In weeks 1-4, no additional running is necessary. In weeks 5-7, adding one easy 5-8 km run on a recovery day (Sunday works well) increases your aerobic base without adding meaningful fatigue. Keep the pace fully conversational - if you cannot hold a conversation, you are going too hard.
Athletes with a solid base (5 km in under 30 min, basic gym experience) who complete all 24 sessions of this plan should target 80-100 minutes for men Open and 90-110 minutes for women Open. Use the FitnessVolt HYROX Finish Time Predictor, inputting your current 5 km time and station training progress, to refine your specific target.

Track Your Progress

Use our free tools to predict your finish time and assess your readiness at each stage of the 8-week plan.

How to Progress After Week 8

Completing this plan prepares you for a competitive first HYROX finish. If you want to continue improving, the path forward is straightforward. Increase running volume by adding a fourth weekly run - initially easy effort, progressively incorporating intervals. Add a fourth training day focused on additional station work or a second simulation session per week. Re-run this plan with heavier sled loads, more wall ball volume, or faster target running paces on each day. Most athletes who complete HYROX once want to improve their time. A second 8-week cycle, starting at the difficulty level of week 5 from the first cycle and building to week 9 equivalents, typically produces a 5-15 minute improvement for athletes who commit to the structure.

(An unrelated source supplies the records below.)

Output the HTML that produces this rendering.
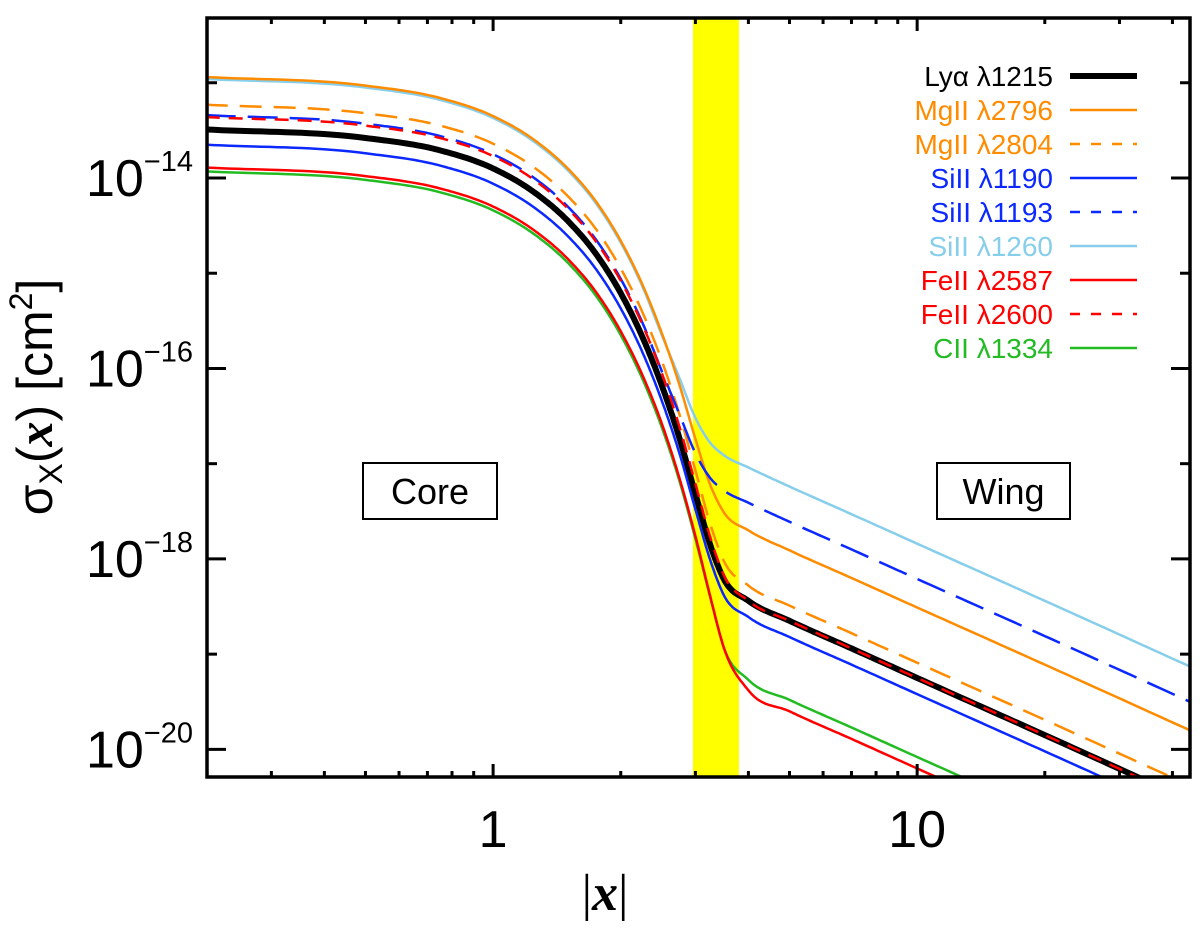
<!DOCTYPE html>
<html><head><meta charset="utf-8"><style>
html,body{margin:0;padding:0;background:#fff;}
svg{display:block;font-family:"Liberation Sans",sans-serif;}
</style></head><body>
<svg id="chart" width="1200" height="932" viewBox="0 0 1200 932">
<g id="bandG"></g>
<g id="seriesG"></g>
<g id="axesG"></g>
<g id="legendG"></g>
</svg>
<script>
// ---- data (log10 sigma in cm^2) ----
const xGrid = [0.21, 0.5, 0.75, 1, 1.25, 1.5, 1.75, 2, 2.25, 2.5, 2.75, 3, 3.25, 3.5, 4, 5, 7, 10, 20, 44];
const lyaVals    = [-13.49,-13.58,-13.71,-13.90,-14.15,-14.45,-14.80,-15.21,-15.67,-16.18,-16.73,-17.32,-17.85,-18.21,-18.44,-18.65,-18.94,-19.25,-19.85,-20.54];
const mg2796Vals = [-12.94,-13.03,-13.16,-13.35,-13.60,-13.90,-14.25,-14.66,-15.12,-15.63,-16.17,-16.74,-17.22,-17.51,-17.70,-17.91,-18.20,-18.51,-19.11,-19.80];
const mg2804Vals = [-13.23,-13.32,-13.45,-13.64,-13.89,-14.19,-14.54,-14.95,-15.41,-15.92,-16.48,-17.07,-17.63,-18.02,-18.28,-18.49,-18.78,-19.09,-19.69,-20.38];
const si1190Vals = [-13.65,-13.74,-13.87,-14.06,-14.31,-14.61,-14.96,-15.37,-15.83,-16.34,-16.89,-17.48,-18.01,-18.38,-18.61,-18.82,-19.11,-19.42,-20.02,-20.71];
const si1193Vals = [-13.34,-13.43,-13.56,-13.75,-14.00,-14.30,-14.65,-15.06,-15.52,-16.03,-16.48,-16.89,-17.15,-17.28,-17.41,-17.61,-17.90,-18.21,-18.81,-19.50];
const si1260Vals = [-12.96,-13.05,-13.18,-13.37,-13.62,-13.92,-14.27,-14.68,-15.14,-15.65,-16.10,-16.52,-16.78,-16.91,-17.04,-17.24,-17.53,-17.84,-18.44,-19.13];
const fe2587Vals = [-13.89,-13.98,-14.11,-14.30,-14.55,-14.85,-15.20,-15.61,-16.07,-16.58,-17.15,-17.76,-18.39,-18.93,-19.38,-19.60,-19.89,-20.20,-20.80,-21.49];
const fe2600Vals = [-13.36,-13.45,-13.58,-13.77,-14.02,-14.32,-14.67,-15.08,-15.54,-16.05,-16.61,-17.21,-17.77,-18.17,-18.44,-18.65,-18.94,-19.25,-19.85,-20.54];
const c1334Vals  = [-13.93,-14.02,-14.15,-14.34,-14.59,-14.89,-15.24,-15.65,-16.11,-16.62,-17.18,-17.79,-18.40,-18.93,-19.27,-19.48,-19.77,-20.08,-20.68,-21.37];
const seriesNames = ["Lyα λ1215","MgII λ2796","MgII λ2804","SiII λ1190","SiII λ1193","SiII λ1260","FeII λ2587","FeII λ2600","CII λ1334"];
const bandRange = [2.96, 3.8];
const xTickLabels = ["1","10"];
const xTickValues = [1,10];
const yTickExps = [-14,-16,-18,-20];

// ---- layout ----
const L=207,R=1190,T=18,B=777;
const xMin=Math.log10(0.2115), xMax=Math.log10(44);
const yMin=-20.29, yMax=-12.32;
const X=v=>L+(Math.log10(v)-xMin)/(xMax-xMin)*(R-L);
const Y=lv=>B-(lv-yMin)/(yMax-yMin)*(B-T);
const NS="http://www.w3.org/2000/svg";
function mk(tag,attrs,parent){const e=document.createElementNS(NS,tag);for(const k in attrs)e.setAttribute(k,attrs[k]);parent.appendChild(e);return e;}
const svg=document.getElementById('chart');
const defs=mk('defs',{},svg);
const cp=mk('clipPath',{id:'plotclip'},defs);
mk('rect',{x:L,y:T,width:R-L,height:B-T},cp);

// band
const band=mk('rect',{x:X(bandRange[0]),y:T,width:X(bandRange[1])-X(bandRange[0]),height:B-T,fill:'#ffff00'},document.getElementById('bandG'));



// boxes
const boxes=[["Core",363,497,"core-label"],["Wing",937,1070,"wing-label"]];
boxes.forEach(b=>{
  const g=mk('g',{},document.getElementById('bandG'));
  
  
  mk('rect',{x:b[1],y:463,width:b[2]-b[1],height:56,fill:'#fff',stroke:'#000','stroke-width':2},g);
  const t=mk('text',{x:(b[1]+b[2])/2,y:504,'text-anchor':'middle','font-size':36},g);t.textContent=b[0];
});

const styles=[
 {v:lyaVals,c:'#000',w:6,d:'',n:'lya-1215'},
 {v:mg2796Vals,c:'#ff8c00',w:2.5,d:'',n:'mgii-2796'},
 {v:mg2804Vals,c:'#ff8c00',w:2.5,d:'22 12',n:'mgii-2804'},
 {v:si1190Vals,c:'#0a28ff',w:2.5,d:'',n:'siii-1190'},
 {v:si1193Vals,c:'#0a28ff',w:2.5,d:'30 12',n:'siii-1193'},
 {v:si1260Vals,c:'#87ceeb',w:2.5,d:'',n:'siii-1260'},
 {v:fe2587Vals,c:'#ff0000',w:2.5,d:'',n:'feii-2587'},
 {v:fe2600Vals,c:'#ff0000',w:2.5,d:'14 9',n:'feii-2600'},
 {v:c1334Vals,c:'#22bb22',w:2.5,d:'',n:'cii-1334'}
];
const drawOrder=[5,1,2,4,0,7,3,8,6];
function curve(vals){
  const px=xGrid.map(v=>Math.log10(v)), n=px.length;
  const m=[];
  for(let i=0;i<n;i++){
    if(i==0)m.push((vals[1]-vals[0])/(px[1]-px[0]));
    else if(i==n-1)m.push((vals[n-1]-vals[n-2])/(px[n-1]-px[n-2]));
    else{const d0=(vals[i]-vals[i-1])/(px[i]-px[i-1]),d1=(vals[i+1]-vals[i])/(px[i+1]-px[i]);
      const h0=px[i]-px[i-1],h1=px[i+1]-px[i];
      m.push(d0*d1<=0?0:(h1*d0+h0*d1)/(h0+h1));}
  }
  let d='';
  for(let i=0;i<n-1;i++){
    const h=px[i+1]-px[i];
    for(let k=0;k<=20;k++){
      const t=k/20,t2=t*t,t3=t2*t;
      const y=(2*t3-3*t2+1)*vals[i]+(t3-2*t2+t)*h*m[i]+(-2*t3+3*t2)*vals[i+1]+(t3-t2)*h*m[i+1];
      const xv=Math.pow(10,px[i]+t*h);
      d+=(d?'L':'M')+X(xv).toFixed(1)+','+Y(y).toFixed(1);
    }
  }
  return d;
}
const sg=mk('g',{'clip-path':'url(#plotclip)'},document.getElementById('seriesG'));
drawOrder.forEach(i=>{
  const s=styles[i];
  const p=mk('path',{d:curve(s.v),fill:'none',stroke:s.c,'stroke-width':s.w,'stroke-dasharray':s.d,'stroke-linejoin':'round'},sg);
  
  
});

// axes
const ag=document.getElementById('axesG');
const frame=mk('rect',{x:L,y:T,width:R-L,height:B-T,fill:'none',stroke:'#000','stroke-width':3.5},ag);


for(let dec=-1;dec<=1;dec++){
  for(let k=1;k<=9;k++){
    const v=k*Math.pow(10,dec);
    if(v<0.2115||v>44)continue;
    const len=(k==1)?13:6,xx=X(v);
    mk('line',{x1:xx,y1:B,x2:xx,y2:B-len,stroke:'#000','stroke-width':3},ag);
    mk('line',{x1:xx,y1:T,x2:xx,y2:T+len,stroke:'#000','stroke-width':3},ag);
  }
}
xTickValues.forEach((v,i)=>{
  const t=mk('text',{x:X(v),y:847,'text-anchor':'middle','font-size':52},ag);
  t.textContent=xTickLabels[i];
  
  
});
for(let e=-20;e<=-13;e++){
  const yy=Y(e),len=(e%2==0)?19:10;
  mk('line',{x1:L,y1:yy,x2:L+len,y2:yy,stroke:'#000','stroke-width':3},ag);
  mk('line',{x1:R,y1:yy,x2:R-len,y2:yy,stroke:'#000','stroke-width':3},ag);
}
yTickExps.forEach(e=>{
  const t=mk('text',{x:193,y:Y(e)+18,'text-anchor':'end','font-size':52},ag);
  
  
  const a=mk('tspan',{},t);a.textContent='10';
  const b=mk('tspan',{dy:-25,'font-size':29},t);b.textContent='−'+Math.abs(e);
});
const xt=mk('text',{x:605,y:910,'text-anchor':'middle','font-size':52,'font-family':'Liberation Serif, serif'},ag);


xt.innerHTML='|<tspan font-style="italic" font-weight="bold">x</tspan>|';
const yt=mk('text',{x:0,y:0,'text-anchor':'middle','font-size':50,transform:'translate(52,397) rotate(-90)'},ag);


yt.innerHTML='σ<tspan font-size="32" dy="10">X</tspan><tspan dy="-10">(</tspan><tspan font-family="Liberation Serif, serif" font-style="italic" font-weight="bold">x</tspan>) [cm<tspan font-size="32" dy="-20">2</tspan><tspan dy="20">]</tspan>';

// legend
const lg=document.getElementById('legendG');


styles.forEach((s,i)=>{
  const y=76+i*34;
  const g=mk('g',{},lg);
  
  
  const t=mk('text',{x:1053,y:y+10,'text-anchor':'end','font-size':28,fill:s.c},g);
  t.textContent=seriesNames[i];
  mk('line',{x1:1070,y1:y,x2:1137,y2:y,stroke:s.c,'stroke-width':s.w,'stroke-dasharray':s.d?'10 11':''},g);
});
</script>
</body></html>
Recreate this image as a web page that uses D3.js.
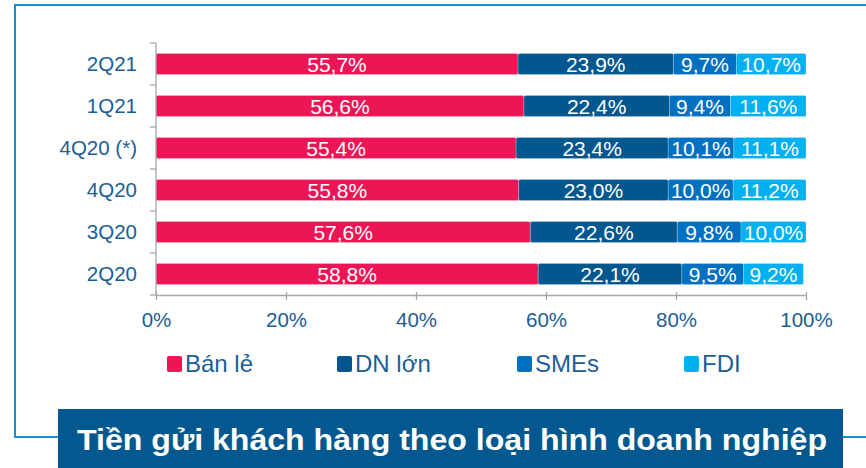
<!DOCTYPE html>
<html>
<head>
<meta charset="utf-8">
<script src="https://cdn.jsdelivr.net/npm/d3@7"></script>
<style>
  html, body { margin: 0; padding: 0; background: #fff; }
  svg { display: block; font-family: "Liberation Sans", Arial, sans-serif; }
</style>
</head>
<body>
<svg id="chart" width="866" height="468"></svg>
<script>
// ---- data ----
const categories = ["2Q21", "1Q21", "4Q20 (*)", "4Q20", "3Q20", "2Q20"];
const seriesNames = ["Bán lẻ", "DN lớn", "SMEs", "FDI"];
const banLe = [55.7, 56.6, 55.4, 55.8, 57.6, 58.8];
const dnLon = [23.9, 22.4, 23.4, 23.0, 22.6, 22.1];
const smes  = [9.7, 9.4, 10.1, 10.0, 9.8, 9.5];
const fdi   = [10.7, 11.6, 11.1, 11.2, 10.0, 9.2];
const xTicks = [0, 20, 40, 60, 80, 100];
const titleText = "Tiền gửi khách hàng theo loại hình doanh nghiệp";

const colors = ["#ED1556", "#02578F", "#0071C1", "#00B0F0"];
const textBlue = "#1B5E96";
const axisGray = "#A6A6A6";

const seriesVals = [banLe, dnLon, smes, fdi];
const rows = categories.map((c, i) => {
  const r = { cat: c };
  seriesNames.forEach((s, j) => r[s] = seriesVals[j][i]);
  return r;
});
const stack = d3.stack().keys(seriesNames)(rows);

const svg = d3.select("#chart");

// ---- frame ----
const frameColor = "#1A8FCB";
svg.append("path")
  .attr("d", "M866,5 H15 V437 H58")
  .attr("fill", "none").attr("stroke", frameColor).attr("stroke-width", 2);
svg.append("path")
  .attr("d", "M843,437 H866")
  .attr("fill", "none").attr("stroke", frameColor).attr("stroke-width", 2);

// ---- scales ----
const x = d3.scaleLinear().domain([0, 100]).range([156, 806]);
const y = d3.scaleBand().domain(categories).range([43, 295]).paddingInner(0.5).paddingOuter(0.25);

// ---- bars ----
const g = svg.append("g");
stack.forEach((layer, j) => {
  const lg = g.append("g");
  lg.selectAll("rect").data(layer).join("rect")
    .attr("x", d => x(d[0]))
    .attr("y", d => y(d.data.cat))
    .attr("width", d => x(d[1]) - x(d[0]))
    .attr("height", y.bandwidth())
    .attr("rx", 1.5)
    .attr("fill", colors[j])
    .attr("stroke", "#ffffff").attr("stroke-opacity", 0.35).attr("stroke-width", 0.6);
  lg.selectAll("text").data(layer).join("text")
    .attr("x", d => (x(d[0]) + x(d[1])) / 2)
    .attr("y", d => y(d.data.cat) + y.bandwidth() / 2)
    .attr("dy", "0.36em")
    .attr("text-anchor", "middle")
    .attr("fill", "#fff")
    .attr("font-size", 21)
    .text(d => (d[1] - d[0]).toFixed(1).replace(".", ",") + "%");
});

// ---- y axis ----
const yAxisG = svg.append("g");
yAxisG.append("line")
  .attr("x1", 156).attr("x2", 156).attr("y1", 43).attr("y2", 295)
  .attr("stroke", axisGray).attr("stroke-width", 1.3);
const step = y.step();
const boundaries = d3.range(categories.length + 1).map(i => 43 + i * step);
yAxisG.selectAll("line.tick").data(boundaries).join("line")
  .attr("class", "tick")
  .attr("x1", 150).attr("x2", 156).attr("y1", d => d).attr("y2", d => d)
  .attr("stroke", axisGray).attr("stroke-width", 1.3);
yAxisG.selectAll("text").data(categories).join("text")
  .attr("x", 137)
  .attr("y", d => y(d) + y.bandwidth() / 2)
  .attr("dy", "0.36em")
  .attr("text-anchor", "end")
  .attr("fill", textBlue)
  .attr("font-size", 20.5)
  .text(d => d);

// ---- x axis ----
const xAxis = d3.axisBottom(x).tickValues(xTicks).tickSize(5).tickSizeOuter(0).tickFormat(d => d + "%");
const xg = svg.append("g").attr("transform", "translate(0,295)").call(xAxis);
xg.select(".domain").attr("stroke", axisGray).attr("stroke-width", 1.3);
xg.selectAll(".tick line").attr("stroke", axisGray).attr("stroke-width", 1.3).attr("y1", -3);
xg.selectAll(".tick text")
  .attr("fill", textBlue).attr("font-size", 20.5)
  .attr("font-family", "'Liberation Sans', Arial, sans-serif")
  .attr("y", 0).attr("dy", 0)
  .attr("transform", "translate(0,32)");

// ---- legend ----
const legendX = [167, 337, 517, 684];
const lgnd = svg.append("g");
seriesNames.forEach((s, j) => {
  lgnd.append("rect")
    .attr("x", legendX[j]).attr("y", 356).attr("width", 15).attr("height", 16)
    .attr("rx", 2).attr("fill", colors[j]);
  lgnd.append("text")
    .attr("x", legendX[j] + 18).attr("y", 372)
    .attr("fill", textBlue).attr("font-size", 24)
    .text(s);
});

// ---- title box ----
svg.append("rect")
  .attr("x", 58).attr("y", 409).attr("width", 785).attr("height", 59)
  .attr("fill", "#03598F");
svg.append("text")
  .attr("x", 77).attr("y", 450)
  .attr("fill", "#fff")
  .attr("font-size", 29)
  .attr("font-weight", "bold")
  .attr("textLength", 750)
  .attr("lengthAdjust", "spacingAndGlyphs")
  .text(titleText);
</script>
</body>
</html>
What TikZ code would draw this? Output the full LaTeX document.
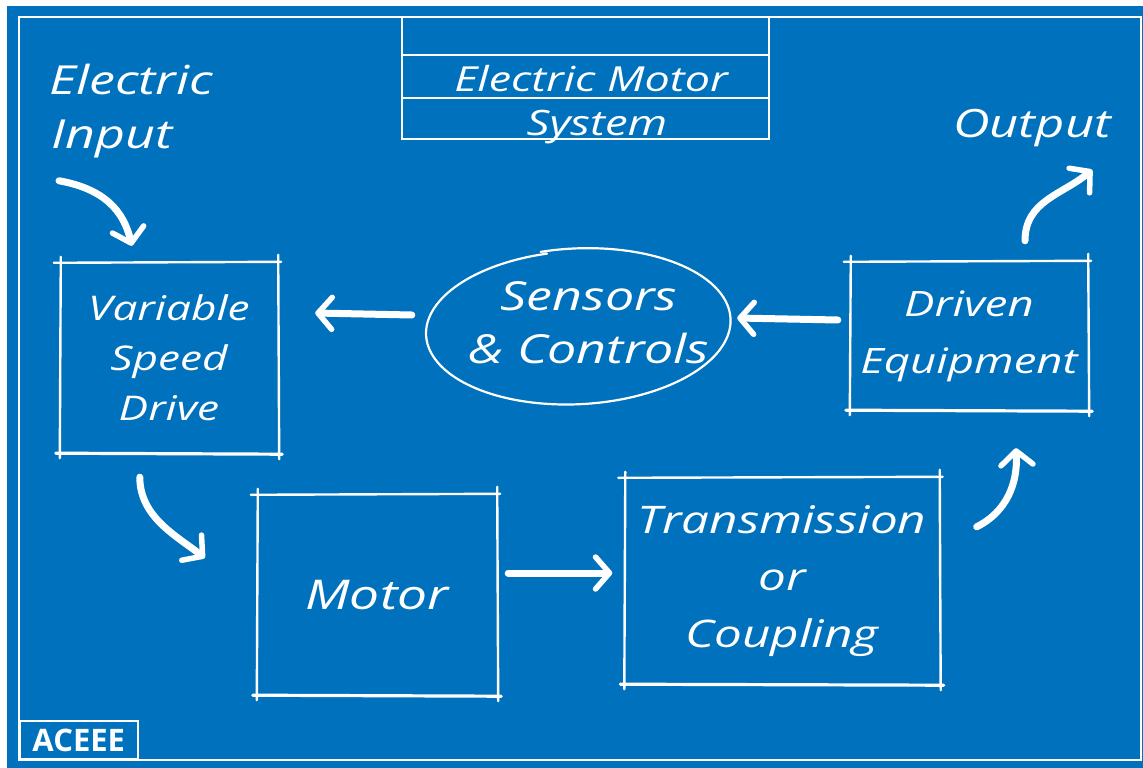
\documentclass[tikz,border=0pt]{standalone}
\usepackage{fontspec}
\usetikzlibrary{arrows.meta,calc,shapes.geometric}
\newfontfamily\hand{Open Sans}[FakeStretch=1.3]
\newfontfamily\logofont{Open Sans}
\definecolor{bp}{RGB}{0,113,188}
\tikzset{
  hw/.style={text=white, inner sep=0pt, font=\hand\itshape\fontsize{#1}{#1}\selectfont},
  hwbox/.style n args={3}{text=white, inner sep=0pt, align=center, minimum width=#2, minimum height=#3,
     font=\hand\itshape\fontsize{#1}{#1}\selectfont},
  sk/.style={draw=white, line width=2.4pt, line cap=round},
  thin/.style={draw=white, line width=1.6pt},
  brush/.style={draw=white, line width=7pt, line cap=round,
     -{Straight Barb[length=14pt,width=32pt,line width=5.5pt,round]}},
}
\newcommand\skbox[1]{%
  \draw[sk] ($(#1.north west)+(-6,0)$) -- ($(#1.north east)+(3,-1)$);
  \draw[sk, line width=3.2pt] ($(#1.south west)+(-4,0)$) -- ($(#1.south east)+(4,1)$);
  \draw[sk] ($(#1.north west)+(1,-6)$) -- ($(#1.south west)+(0,5)$);
  \draw[sk] ($(#1.north east)+(0,-8)$) -- ($(#1.south east)+(1,6)$);
}
\begin{document}
\begin{tikzpicture}[x=1pt,y=-1pt]
\useasboundingbox (0,0) rectangle (1143,768);
\fill[white] (0,0) rectangle (1143,768);
\fill[bp] (7,6) rectangle (1143,768);
\draw[thin] (19,17) rectangle (1141,760);

% title block
\node[thin, draw, minimum width=367, minimum height=122, inner sep=0] (tbox) at (585.5,78) {};
\draw[thin] ($(tbox.north west)+(0,39)$) -- ($(tbox.north east)+(0,39)$);
\draw[thin] ($(tbox.north west)+(0,82)$) -- ($(tbox.north east)+(0,82)$);
\node[hw=34.5, anchor=base] (t1) at (591,92) {Electric Motor};
\node[hw=35, anchor=base] (t2) at (597,135) {System};

% free labels
\node[hw=40, anchor=base west] (inp1) at (49,95) {Electric};
\node[hw=40, anchor=base west] (inp2) at (51,148) {Input};
\node[hw=39, anchor=base west] (out) at (953,137) {Output};

% boxes
\node[hwbox={34}{218}{190}, font=\hand\itshape\fontsize{34}{50}\selectfont] (vsd) at (169,358) {Variable\\Speed\\Drive};
\skbox{vsd}
\node[hwbox={41}{240}{200}] (motor) at (377,595) {Motor};
\skbox{motor}
\node[hwbox={38}{315}{206}, font=\hand\itshape\fontsize{38}{57}\selectfont] (trans) at (782,581) {Transmission\\or\\Coupling};
\skbox{trans}
\node[hwbox={35}{238}{148}, font=\hand\itshape\fontsize{35}{57}\selectfont] (drv) at (969,336) {Driven\\Equipment};
\skbox{drv}

% sensors ellipse
\node[ellipse, minimum width=300, minimum height=152, inner sep=0] (sc) at (577,327) {};
\begin{scope}[shift={(sc.center)}, rotate=3]
\draw[white, line width=2.2pt, line cap=round] plot[domain=100:462, samples=140, smooth]
  ({(1+0.035*(\x-100)/362)*150*cos(\x)}, {-(1+0.035*(\x-100)/362)*76*sin(\x)});
\end{scope}
\node[hwbox={40}{10}{10}, font=\hand\itshape\fontsize{40}{53}\selectfont] (sct) at (589,323) {Sensors\\\& Controls};

% ACEEE
\node[draw=white, line width=1.6pt, minimum width=118, minimum height=38, inner sep=0, anchor=south west,
  text=white, font=\logofont\bfseries\fontsize{31}{31}\selectfont] (logo) at (19,760) {ACEEE};

% arrows
\draw[brush] ($(inp2.south west)+(8,23)$) .. controls +(45,8) and +(-8,-35) .. ($(vsd.north west)+(72,-17)$);
\draw[brush] ($(vsd.south west)+(80,24)$) .. controls +(0,40) and +(-28,-22) .. ($(motor.west)+(-52,-37)$);
\draw[brush] ($(motor.east)+(11,-22)$) -- ($(trans.west)+(-12,-8)$);
\draw[brush] ($(trans.north east)+(37,49)$) .. controls +(30,-15) and +(2,35) .. ($(drv.south)+(47,38)$);
\draw[brush] ($(drv.north)+(56,-21)$) .. controls +(0,-40) and +(-30,25) .. ($(drv.north east)+(4,-92)$);
\draw[brush] ($(drv.west)+(-12,-16)$) -- ($(sc.east)+(10,-9)$);
\draw[brush] ($(sc.west)+(-15,-12)$) -- ($(vsd.east)+(37,-45)$);
\end{tikzpicture}
\end{document}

After your race, note where you lost the most time and what deteriorated first. For most athletes, it is one of three things: running pace fell off in the final 3 km, the sled push became a crawl, or wall balls required multiple long breaks. Each of these has a specific training fix. Slow running late in the race means insufficient running volume or going out too fast. Sled deterioration means more loaded sled-specific training. Wall ball breakdowns mean practising wall balls after other hard station work, not fresh.